> _Stated goal_
From the entries below, copy every line where the string "this" appears.

> _Material supplied_
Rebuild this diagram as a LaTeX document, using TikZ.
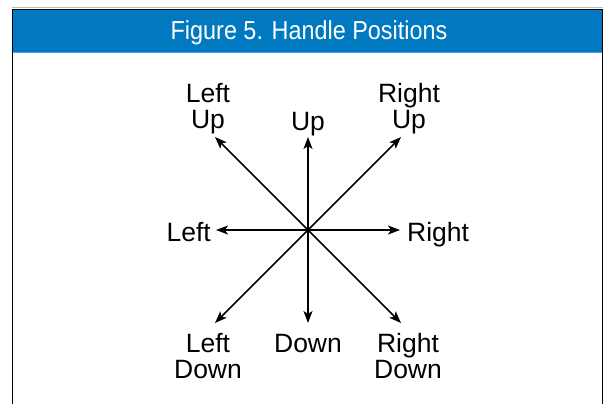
\documentclass[tikz,border=0pt]{standalone}
\usepackage{fontspec}
\usepackage{graphicx}
\setmainfont{Liberation Sans}
\usetikzlibrary{arrows.meta}
\definecolor{hdrblue}{RGB}{0,121,193}
\definecolor{hdrline}{RGB}{70,160,225}
\definecolor{topgrey}{RGB}{190,190,190}
\tikzset{
  arr/.style={line width=1.5pt,-{Stealth[length=12pt,width=9pt,inset=3pt]}},
  lbl/.style={inner sep=0pt,align=center,font=\fontsize{26.5}{26}\selectfont},
  titletext/.style={inner sep=0pt,text=white,font=\fontsize{26}{28}\selectfont}
}
\begin{document}
\begin{tikzpicture}[x=1pt,y=-1pt]
\useasboundingbox (0,0) rectangle (604,404);
\fill[white] (0,0) rectangle (604,404);
% frame and header
\draw[topgrey,line width=1pt] (12,8) -- (603,8);
\fill[hdrblue] (12,9) rectangle (603,52);
\draw[hdrline,line width=1.5pt] (12,52.5) -- (603,52.5);
\draw[black,line width=1.2pt] (12.6,9) -- (12.6,404);
\draw[black,line width=1.2pt] (602.6,9) -- (602.6,404);
\draw[black,line width=0.8pt] (12,9) -- (603,9);
\node[titletext] (title) at (309,33) {\scalebox{0.9}[1]{Figure 5. Handle Positions}};
% centre and tips
\coordinate (c) at (308,230);
\coordinate (tul) at (215,137);
\coordinate (tu) at (308,137);
\coordinate (tur) at (401,137);
\coordinate (tl) at (216,230);
\coordinate (tr) at (400,230);
\coordinate (tdl) at (215,323);
\coordinate (td) at (308,323);
\coordinate (tdr) at (401,323);
\foreach \t in {tul,tu,tur,tl,tr,tdl,td,tdr} \draw[arr] (c) -- (\t);
% labels
\node[lbl] (lul) at (208,109) {Left\\Up};
\node[lbl,anchor=base] (lu) at (308,130) {Up};
\node[lbl] (lur) at (409,109) {Right\\Up};
\node[lbl,anchor=base west] (lrt) at (407,241) {Right};
\node[lbl,anchor=base east] (llt) at (211,241) {Left};
\node[lbl] (ldl) at (208,356) {Left\\Down};
\node[lbl,anchor=base] (ld) at (308,352) {Down};
\node[lbl] (ldr) at (408,356) {Right\\Down};
\end{tikzpicture}
\end{document}
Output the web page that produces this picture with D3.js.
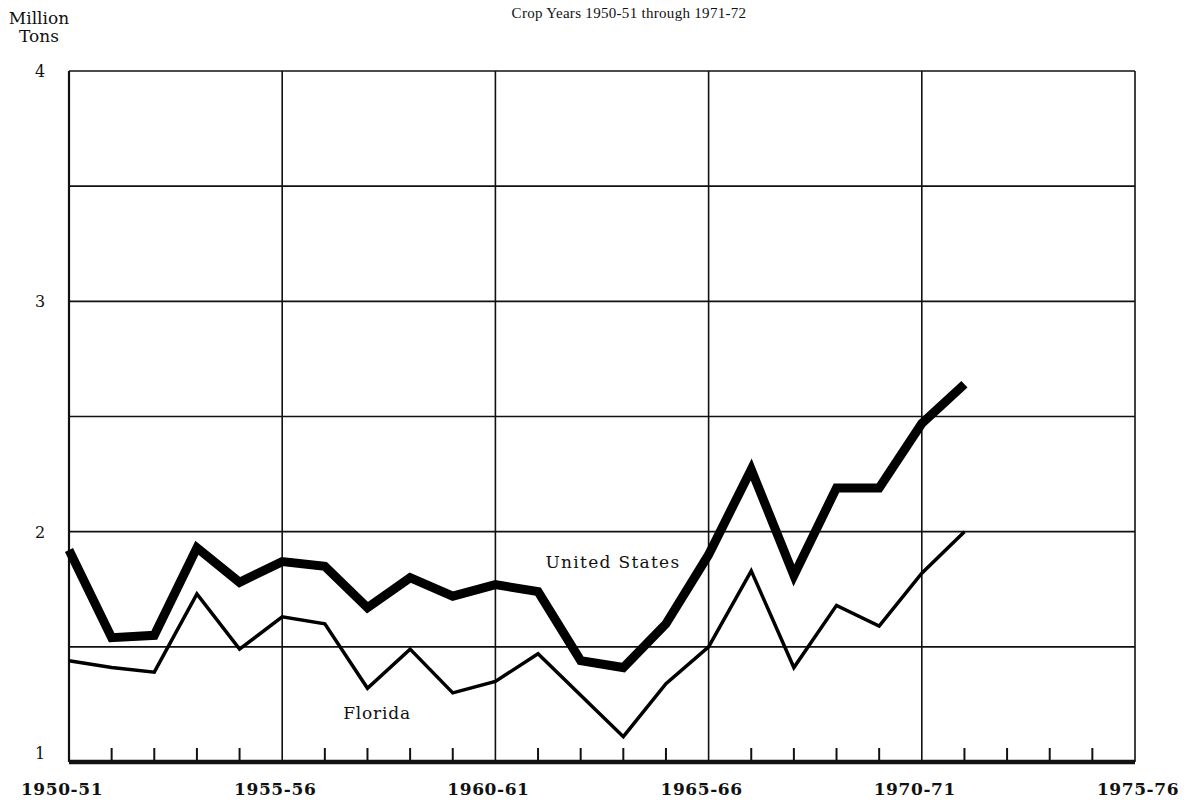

> _Solved problem_
Rebuild this diagram as a LaTeX document, using TikZ.
Output the web page that produces this picture with D3.js.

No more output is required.